▸ **Task objective**:
Repeat, exactly and in full, the lines of the listing below, but without any pictures.

═════ Provided material ═════

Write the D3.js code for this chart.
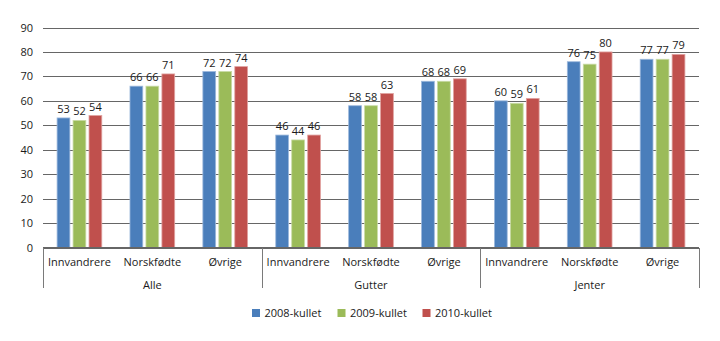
<!DOCTYPE html>
<html>
<head>
<meta charset="utf-8">
<script src="https://cdn.jsdelivr.net/npm/d3@7"></script>
<style>
  html, body { margin: 0; padding: 0; background: #fff; }
  svg { display: block; }
  text { font-family: "Open Sans", "Liberation Sans", sans-serif; fill: #1a1a1a; }
</style>
</head>
<body>
<svg id="chart" width="720" height="341"></svg>
<script>
// Groups and subgroups along the x axis
const groups = ["Alle", "Gutter", "Jenter"];
const subgroups = ["Innvandrere", "Norskfødte", "Øvrige"];
const series = ["2008-kullet", "2009-kullet", "2010-kullet"];
const colors = ["#4a7ebb", "#9bbb59", "#c0504d"];
const strokes = ["#9cb8dc", "#c9dba6", "#e0a2a0"];

// Values per series, ordered group by group, subgroup by subgroup
const v2008 = [53, 66, 72, 46, 58, 68, 60, 76, 77];
const v2009 = [52, 66, 72, 44, 58, 68, 59, 75, 77];
const v2010 = [54, 71, 74, 46, 63, 69, 61, 80, 79];
const yTicks = [0, 10, 20, 30, 40, 50, 60, 70, 80, 90];

const values = [v2008, v2009, v2010];
const cats = [];
groups.forEach(g => subgroups.forEach(s => cats.push({ group: g, sub: s, key: g + "|" + s })));

const svg = d3.select("#chart");
const plotL = 43, plotR = 699, plotT = 27.5, plotB = 247.5;
const gridColor = "#666";

const x = d3.scaleBand().domain(cats.map(c => c.key)).range([plotL, plotR]).paddingInner(0).paddingOuter(0);
const xs = d3.scaleBand().domain(series).range([-22.35, 22.35]).paddingInner(0.2).paddingOuter(0);
const y = d3.scaleLinear().domain([0, 90]).range([plotB, plotT]);

// Gridlines and y tick labels
const yAxis = d3.axisLeft(y).tickValues(yTicks).tickSize(-(plotR - plotL)).tickPadding(10).tickFormat(d3.format("d"));
const gy = svg.append("g").attr("transform", `translate(${plotL},0)`).call(yAxis);
gy.select(".domain").remove();
gy.selectAll(".tick line").attr("stroke", gridColor).attr("stroke-width", 1)
  .attr("shape-rendering", "crispEdges");
gy.selectAll(".tick text").attr("font-size", 11).attr("fill", "#1a1a1a")
  .attr("font-family", "'Open Sans', sans-serif");

// Bars with value labels
const barG = svg.append("g");
series.forEach((s, si) => {
  barG.selectAll(null).data(cats).enter().append("rect")
    .attr("x", (c) => x(c.key) + x.bandwidth() / 2 + xs(s))
    .attr("width", xs.bandwidth())
    .attr("y", (c, i) => y(values[si][i]))
    .attr("height", (c, i) => plotB - y(values[si][i]))
    .attr("fill", colors[si])
    .attr("stroke", strokes[si])
    .attr("stroke-width", 0.8);
  barG.selectAll(null).data(cats).enter().append("text")
    .attr("x", (c) => x(c.key) + x.bandwidth() / 2 + xs(s) + xs.bandwidth() / 2)
    .attr("y", (c, i) => y(values[si][i]) - 5)
    .attr("text-anchor", "middle")
    .attr("font-size", 11)
    .text((c, i) => values[si][i]);
});

// x axis line and category labels
const axisG = svg.append("g");
axisG.append("line").attr("x1", plotL).attr("x2", plotR).attr("y1", plotB).attr("y2", plotB)
  .attr("stroke", gridColor).attr("shape-rendering", "crispEdges");
cats.forEach(c => {
  axisG.append("text")
    .attr("x", x(c.key) + x.bandwidth() / 2)
    .attr("y", 265.5)
    .attr("text-anchor", "middle")
    .attr("font-size", 11)
    .text(c.sub);
});
// Group separators
const groupEdges = [0, 3, 6, 9].map(i => i < 9 ? x(cats[i].key) : plotR);
groupEdges.forEach(gx => {
  axisG.append("line").attr("x1", Math.round(gx) + 0.5).attr("x2", Math.round(gx) + 0.5)
    .attr("y1", plotB).attr("y2", 288)
    .attr("stroke", "#7a7a7a").attr("shape-rendering", "crispEdges");
});
groups.forEach((g, gi) => {
  const x0 = x(cats[gi * 3].key), x1 = x(cats[gi * 3 + 2].key) + x.bandwidth();
  axisG.append("text")
    .attr("x", (x0 + x1) / 2)
    .attr("y", 289)
    .attr("text-anchor", "middle")
    .attr("font-size", 11)
    .text(g);
});

// Legend
const legendX = [252, 337.5, 422.5];
const lg = svg.append("g");
series.forEach((s, si) => {
  lg.append("rect").attr("x", legendX[si]).attr("y", 309).attr("width", 8).attr("height", 8).attr("fill", colors[si]);
  lg.append("text").attr("x", legendX[si] + 12.5).attr("y", 317).attr("font-size", 11).text(s);
});
</script>
</body>
</html>
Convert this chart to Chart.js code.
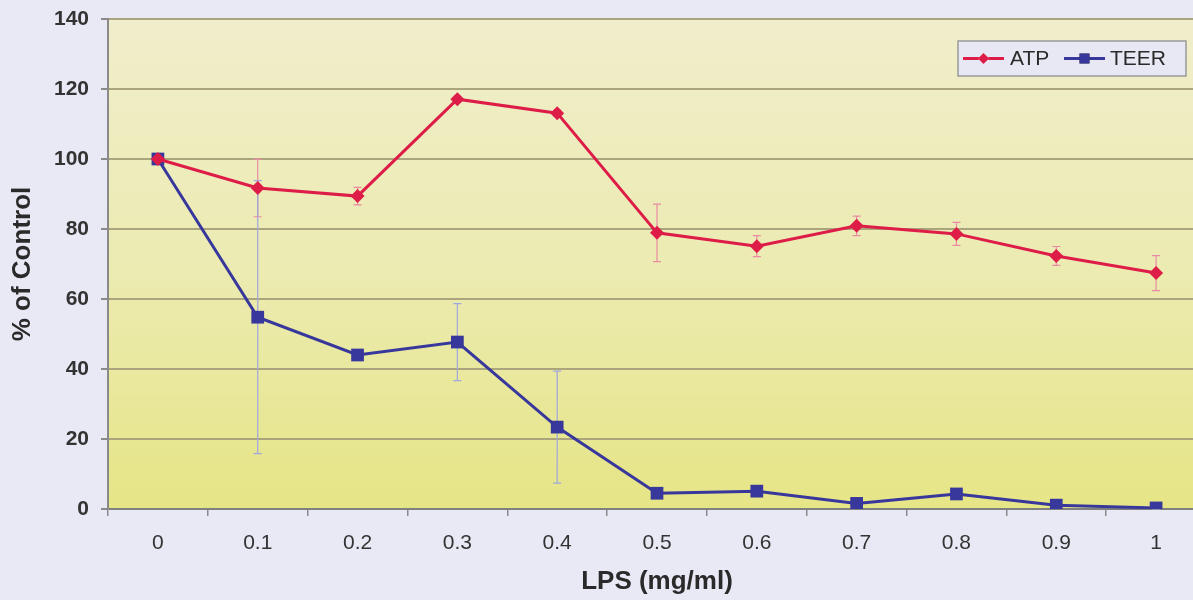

═════

▸ **Output for this task**:
Write the D3.js code for this chart.
<!DOCTYPE html>
<html>
<head>
<meta charset="utf-8">
<script src="https://cdn.jsdelivr.net/npm/d3@7"></script>
<style>
  html, body { margin: 0; padding: 0; background: #fff; }
  svg { display: block; }
  text { font-family: "Open Sans", "Liberation Sans", sans-serif; fill: #1a1a1a; }
</style>
</head>
<body>
<svg id="chart" width="720" height="341"></svg>
<script>
// Groups and subgroups along the x axis
const groups = ["Alle", "Gutter", "Jenter"];
const subgroups = ["Innvandrere", "Norskfødte", "Øvrige"];
const series = ["2008-kullet", "2009-kullet", "2010-kullet"];
const colors = ["#4a7ebb", "#9bbb59", "#c0504d"];
const strokes = ["#9cb8dc", "#c9dba6", "#e0a2a0"];

// Values per series, ordered group by group, subgroup by subgroup
const v2008 = [53, 66, 72, 46, 58, 68, 60, 76, 77];
const v2009 = [52, 66, 72, 44, 58, 68, 59, 75, 77];
const v2010 = [54, 71, 74, 46, 63, 69, 61, 80, 79];
const yTicks = [0, 10, 20, 30, 40, 50, 60, 70, 80, 90];

const values = [v2008, v2009, v2010];
const cats = [];
groups.forEach(g => subgroups.forEach(s => cats.push({ group: g, sub: s, key: g + "|" + s })));

const svg = d3.select("#chart");
const plotL = 43, plotR = 699, plotT = 27.5, plotB = 247.5;
const gridColor = "#666";

const x = d3.scaleBand().domain(cats.map(c => c.key)).range([plotL, plotR]).paddingInner(0).paddingOuter(0);
const xs = d3.scaleBand().domain(series).range([-22.35, 22.35]).paddingInner(0.2).paddingOuter(0);
const y = d3.scaleLinear().domain([0, 90]).range([plotB, plotT]);

// Gridlines and y tick labels
const yAxis = d3.axisLeft(y).tickValues(yTicks).tickSize(-(plotR - plotL)).tickPadding(10).tickFormat(d3.format("d"));
const gy = svg.append("g").attr("transform", `translate(${plotL},0)`).call(yAxis);
gy.select(".domain").remove();
gy.selectAll(".tick line").attr("stroke", gridColor).attr("stroke-width", 1)
  .attr("shape-rendering", "crispEdges");
gy.selectAll(".tick text").attr("font-size", 11).attr("fill", "#1a1a1a")
  .attr("font-family", "'Open Sans', sans-serif");

// Bars with value labels
const barG = svg.append("g");
series.forEach((s, si) => {
  barG.selectAll(null).data(cats).enter().append("rect")
    .attr("x", (c) => x(c.key) + x.bandwidth() / 2 + xs(s))
    .attr("width", xs.bandwidth())
    .attr("y", (c, i) => y(values[si][i]))
    .attr("height", (c, i) => plotB - y(values[si][i]))
    .attr("fill", colors[si])
    .attr("stroke", strokes[si])
    .attr("stroke-width", 0.8);
  barG.selectAll(null).data(cats).enter().append("text")
    .attr("x", (c) => x(c.key) + x.bandwidth() / 2 + xs(s) + xs.bandwidth() / 2)
    .attr("y", (c, i) => y(values[si][i]) - 5)
    .attr("text-anchor", "middle")
    .attr("font-size", 11)
    .text((c, i) => values[si][i]);
});

// x axis line and category labels
const axisG = svg.append("g");
axisG.append("line").attr("x1", plotL).attr("x2", plotR).attr("y1", plotB).attr("y2", plotB)
  .attr("stroke", gridColor).attr("shape-rendering", "crispEdges");
cats.forEach(c => {
  axisG.append("text")
    .attr("x", x(c.key) + x.bandwidth() / 2)
    .attr("y", 265.5)
    .attr("text-anchor", "middle")
    .attr("font-size", 11)
    .text(c.sub);
});
// Group separators
const groupEdges = [0, 3, 6, 9].map(i => i < 9 ? x(cats[i].key) : plotR);
groupEdges.forEach(gx => {
  axisG.append("line").attr("x1", Math.round(gx) + 0.5).attr("x2", Math.round(gx) + 0.5)
    .attr("y1", plotB).attr("y2", 288)
    .attr("stroke", "#7a7a7a").attr("shape-rendering", "crispEdges");
});
groups.forEach((g, gi) => {
  const x0 = x(cats[gi * 3].key), x1 = x(cats[gi * 3 + 2].key) + x.bandwidth();
  axisG.append("text")
    .attr("x", (x0 + x1) / 2)
    .attr("y", 289)
    .attr("text-anchor", "middle")
    .attr("font-size", 11)
    .text(g);
});

// Legend
const legendX = [252, 337.5, 422.5];
const lg = svg.append("g");
series.forEach((s, si) => {
  lg.append("rect").attr("x", legendX[si]).attr("y", 309).attr("width", 8).attr("height", 8).attr("fill", colors[si]);
  lg.append("text").attr("x", legendX[si] + 12.5).attr("y", 317).attr("font-size", 11).text(s);
});
</script>
</body>
</html>
Convert this chart to Chart.js code.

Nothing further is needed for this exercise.